### Task brief
Report every line in the listing below where the string "Reproduce" shows up.

# # # #

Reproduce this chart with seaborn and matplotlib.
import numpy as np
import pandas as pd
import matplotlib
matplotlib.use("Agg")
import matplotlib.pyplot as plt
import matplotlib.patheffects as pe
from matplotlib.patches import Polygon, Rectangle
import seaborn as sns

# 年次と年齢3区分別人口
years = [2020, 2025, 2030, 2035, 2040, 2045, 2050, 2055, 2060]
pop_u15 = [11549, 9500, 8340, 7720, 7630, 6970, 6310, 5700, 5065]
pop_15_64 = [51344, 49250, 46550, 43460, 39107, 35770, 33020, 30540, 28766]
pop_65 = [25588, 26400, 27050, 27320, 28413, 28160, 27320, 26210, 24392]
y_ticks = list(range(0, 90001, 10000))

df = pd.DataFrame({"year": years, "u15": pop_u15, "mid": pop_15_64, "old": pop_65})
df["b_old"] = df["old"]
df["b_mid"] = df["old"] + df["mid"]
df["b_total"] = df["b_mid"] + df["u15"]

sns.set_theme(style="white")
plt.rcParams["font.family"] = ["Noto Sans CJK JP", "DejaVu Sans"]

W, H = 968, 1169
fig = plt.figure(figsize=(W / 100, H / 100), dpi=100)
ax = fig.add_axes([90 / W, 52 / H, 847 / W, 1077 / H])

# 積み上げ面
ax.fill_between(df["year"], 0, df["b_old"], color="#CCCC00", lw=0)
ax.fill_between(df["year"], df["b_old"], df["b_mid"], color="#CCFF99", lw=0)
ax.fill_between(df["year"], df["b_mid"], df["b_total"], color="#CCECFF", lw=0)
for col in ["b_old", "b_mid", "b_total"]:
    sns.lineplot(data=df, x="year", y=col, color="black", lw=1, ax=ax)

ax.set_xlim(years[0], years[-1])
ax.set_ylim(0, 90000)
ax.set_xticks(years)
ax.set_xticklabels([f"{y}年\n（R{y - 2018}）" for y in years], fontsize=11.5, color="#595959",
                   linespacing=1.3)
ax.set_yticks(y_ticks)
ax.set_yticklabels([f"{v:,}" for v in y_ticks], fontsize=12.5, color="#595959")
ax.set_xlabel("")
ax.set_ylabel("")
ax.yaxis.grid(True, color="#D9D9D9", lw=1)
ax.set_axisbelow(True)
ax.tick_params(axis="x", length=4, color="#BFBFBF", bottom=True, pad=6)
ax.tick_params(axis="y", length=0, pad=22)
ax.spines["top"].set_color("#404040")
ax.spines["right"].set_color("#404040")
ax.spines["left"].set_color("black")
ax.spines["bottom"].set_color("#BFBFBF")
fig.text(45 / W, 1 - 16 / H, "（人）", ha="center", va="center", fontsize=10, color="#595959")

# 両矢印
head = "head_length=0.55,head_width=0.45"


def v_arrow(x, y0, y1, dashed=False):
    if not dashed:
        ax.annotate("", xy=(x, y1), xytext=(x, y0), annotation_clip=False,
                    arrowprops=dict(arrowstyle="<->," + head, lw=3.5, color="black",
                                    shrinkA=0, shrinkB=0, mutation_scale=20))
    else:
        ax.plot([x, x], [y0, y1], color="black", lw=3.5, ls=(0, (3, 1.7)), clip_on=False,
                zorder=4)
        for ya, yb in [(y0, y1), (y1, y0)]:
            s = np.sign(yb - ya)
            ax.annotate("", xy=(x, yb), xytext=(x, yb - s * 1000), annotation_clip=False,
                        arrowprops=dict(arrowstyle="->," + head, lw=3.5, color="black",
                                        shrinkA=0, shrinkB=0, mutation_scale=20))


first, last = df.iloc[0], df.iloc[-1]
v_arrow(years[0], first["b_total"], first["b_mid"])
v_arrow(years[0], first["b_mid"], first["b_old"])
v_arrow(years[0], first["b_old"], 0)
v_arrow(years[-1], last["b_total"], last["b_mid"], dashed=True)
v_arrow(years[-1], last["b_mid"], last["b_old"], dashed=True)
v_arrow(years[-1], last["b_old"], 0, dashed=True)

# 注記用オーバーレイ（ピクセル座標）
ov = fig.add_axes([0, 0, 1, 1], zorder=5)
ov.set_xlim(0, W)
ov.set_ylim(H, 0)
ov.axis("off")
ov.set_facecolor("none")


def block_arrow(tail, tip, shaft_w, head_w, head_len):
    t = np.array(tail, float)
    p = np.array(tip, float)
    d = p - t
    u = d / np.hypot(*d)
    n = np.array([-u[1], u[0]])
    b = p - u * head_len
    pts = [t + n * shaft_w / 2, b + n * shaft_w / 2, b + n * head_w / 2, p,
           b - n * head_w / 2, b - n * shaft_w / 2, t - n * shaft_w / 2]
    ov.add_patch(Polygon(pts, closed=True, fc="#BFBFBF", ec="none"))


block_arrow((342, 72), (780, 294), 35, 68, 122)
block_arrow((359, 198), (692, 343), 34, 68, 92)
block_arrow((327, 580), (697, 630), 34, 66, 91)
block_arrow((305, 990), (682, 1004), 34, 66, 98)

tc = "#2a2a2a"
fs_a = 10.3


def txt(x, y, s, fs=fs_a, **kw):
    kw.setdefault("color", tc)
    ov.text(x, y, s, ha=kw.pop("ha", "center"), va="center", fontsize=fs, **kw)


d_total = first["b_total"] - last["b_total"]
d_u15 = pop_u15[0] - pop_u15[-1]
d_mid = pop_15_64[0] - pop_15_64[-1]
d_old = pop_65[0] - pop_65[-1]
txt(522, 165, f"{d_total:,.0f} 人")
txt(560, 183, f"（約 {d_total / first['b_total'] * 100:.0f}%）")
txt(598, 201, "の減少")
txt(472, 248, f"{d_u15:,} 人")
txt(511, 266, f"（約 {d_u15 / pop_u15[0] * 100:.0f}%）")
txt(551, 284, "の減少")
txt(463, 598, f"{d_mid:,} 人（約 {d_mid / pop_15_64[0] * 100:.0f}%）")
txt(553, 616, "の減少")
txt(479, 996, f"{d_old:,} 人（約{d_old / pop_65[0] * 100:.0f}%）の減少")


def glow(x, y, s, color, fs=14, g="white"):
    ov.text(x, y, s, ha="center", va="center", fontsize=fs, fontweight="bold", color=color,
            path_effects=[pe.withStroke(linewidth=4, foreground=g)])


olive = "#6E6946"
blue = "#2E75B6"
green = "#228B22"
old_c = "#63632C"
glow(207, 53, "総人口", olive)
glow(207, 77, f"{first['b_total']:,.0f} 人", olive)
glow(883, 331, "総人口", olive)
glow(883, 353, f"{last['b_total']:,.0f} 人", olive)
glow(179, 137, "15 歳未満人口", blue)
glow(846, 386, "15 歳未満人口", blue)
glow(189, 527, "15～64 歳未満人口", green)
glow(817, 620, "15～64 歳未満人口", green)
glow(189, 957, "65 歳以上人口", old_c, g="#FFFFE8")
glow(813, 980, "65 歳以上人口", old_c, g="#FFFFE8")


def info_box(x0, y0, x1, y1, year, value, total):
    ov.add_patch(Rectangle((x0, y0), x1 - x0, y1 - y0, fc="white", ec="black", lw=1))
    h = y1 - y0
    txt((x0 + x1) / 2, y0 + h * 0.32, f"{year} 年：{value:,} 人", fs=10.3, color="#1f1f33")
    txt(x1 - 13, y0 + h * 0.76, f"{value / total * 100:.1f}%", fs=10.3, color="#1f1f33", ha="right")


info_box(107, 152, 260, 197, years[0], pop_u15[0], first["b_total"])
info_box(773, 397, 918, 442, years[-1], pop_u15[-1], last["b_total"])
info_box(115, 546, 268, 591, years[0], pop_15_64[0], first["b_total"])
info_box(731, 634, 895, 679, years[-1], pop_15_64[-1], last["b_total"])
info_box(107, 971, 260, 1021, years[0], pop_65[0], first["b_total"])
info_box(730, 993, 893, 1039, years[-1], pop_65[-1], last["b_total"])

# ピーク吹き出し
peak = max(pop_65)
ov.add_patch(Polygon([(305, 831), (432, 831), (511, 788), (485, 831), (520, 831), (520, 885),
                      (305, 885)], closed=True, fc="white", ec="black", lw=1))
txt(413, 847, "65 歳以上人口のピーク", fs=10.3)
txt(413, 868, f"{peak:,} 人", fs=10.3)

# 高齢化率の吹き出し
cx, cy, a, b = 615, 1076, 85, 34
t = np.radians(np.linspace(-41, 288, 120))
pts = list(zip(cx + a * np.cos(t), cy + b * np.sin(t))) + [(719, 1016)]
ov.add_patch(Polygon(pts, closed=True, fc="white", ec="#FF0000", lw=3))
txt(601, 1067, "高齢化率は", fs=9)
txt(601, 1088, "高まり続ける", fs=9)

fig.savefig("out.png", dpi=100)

# # # #

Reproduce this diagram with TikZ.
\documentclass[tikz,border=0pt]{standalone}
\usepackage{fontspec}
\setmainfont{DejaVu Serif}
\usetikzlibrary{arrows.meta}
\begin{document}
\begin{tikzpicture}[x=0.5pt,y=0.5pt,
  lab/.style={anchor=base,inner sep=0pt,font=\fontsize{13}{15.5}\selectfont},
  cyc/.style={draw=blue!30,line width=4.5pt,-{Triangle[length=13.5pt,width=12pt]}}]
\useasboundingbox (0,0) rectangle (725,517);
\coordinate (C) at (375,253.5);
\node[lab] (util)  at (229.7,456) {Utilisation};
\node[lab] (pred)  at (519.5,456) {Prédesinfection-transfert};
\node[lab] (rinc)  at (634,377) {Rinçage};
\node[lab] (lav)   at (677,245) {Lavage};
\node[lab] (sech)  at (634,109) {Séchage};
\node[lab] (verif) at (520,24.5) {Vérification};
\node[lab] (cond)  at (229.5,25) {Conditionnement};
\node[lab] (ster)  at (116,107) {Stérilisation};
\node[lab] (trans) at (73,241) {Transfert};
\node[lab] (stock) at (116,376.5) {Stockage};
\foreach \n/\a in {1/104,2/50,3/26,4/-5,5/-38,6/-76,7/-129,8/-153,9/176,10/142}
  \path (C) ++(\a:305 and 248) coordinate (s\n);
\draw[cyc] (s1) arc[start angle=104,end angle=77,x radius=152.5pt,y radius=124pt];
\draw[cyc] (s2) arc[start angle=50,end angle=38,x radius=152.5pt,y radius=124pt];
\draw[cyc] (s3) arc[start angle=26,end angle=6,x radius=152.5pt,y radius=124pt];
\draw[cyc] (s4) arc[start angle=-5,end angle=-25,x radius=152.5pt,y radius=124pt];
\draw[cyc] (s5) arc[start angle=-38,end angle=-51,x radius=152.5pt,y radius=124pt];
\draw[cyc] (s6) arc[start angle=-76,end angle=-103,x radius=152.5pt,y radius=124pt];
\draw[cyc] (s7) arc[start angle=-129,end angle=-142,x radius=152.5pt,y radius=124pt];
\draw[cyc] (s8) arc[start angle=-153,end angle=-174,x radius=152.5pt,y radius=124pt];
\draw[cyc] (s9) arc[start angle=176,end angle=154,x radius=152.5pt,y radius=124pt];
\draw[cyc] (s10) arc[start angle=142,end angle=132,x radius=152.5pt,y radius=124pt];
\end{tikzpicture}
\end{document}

# # # #

### Result for this task
Reproduce this chart with seaborn and matplotlib.
Reproduce this diagram with TikZ.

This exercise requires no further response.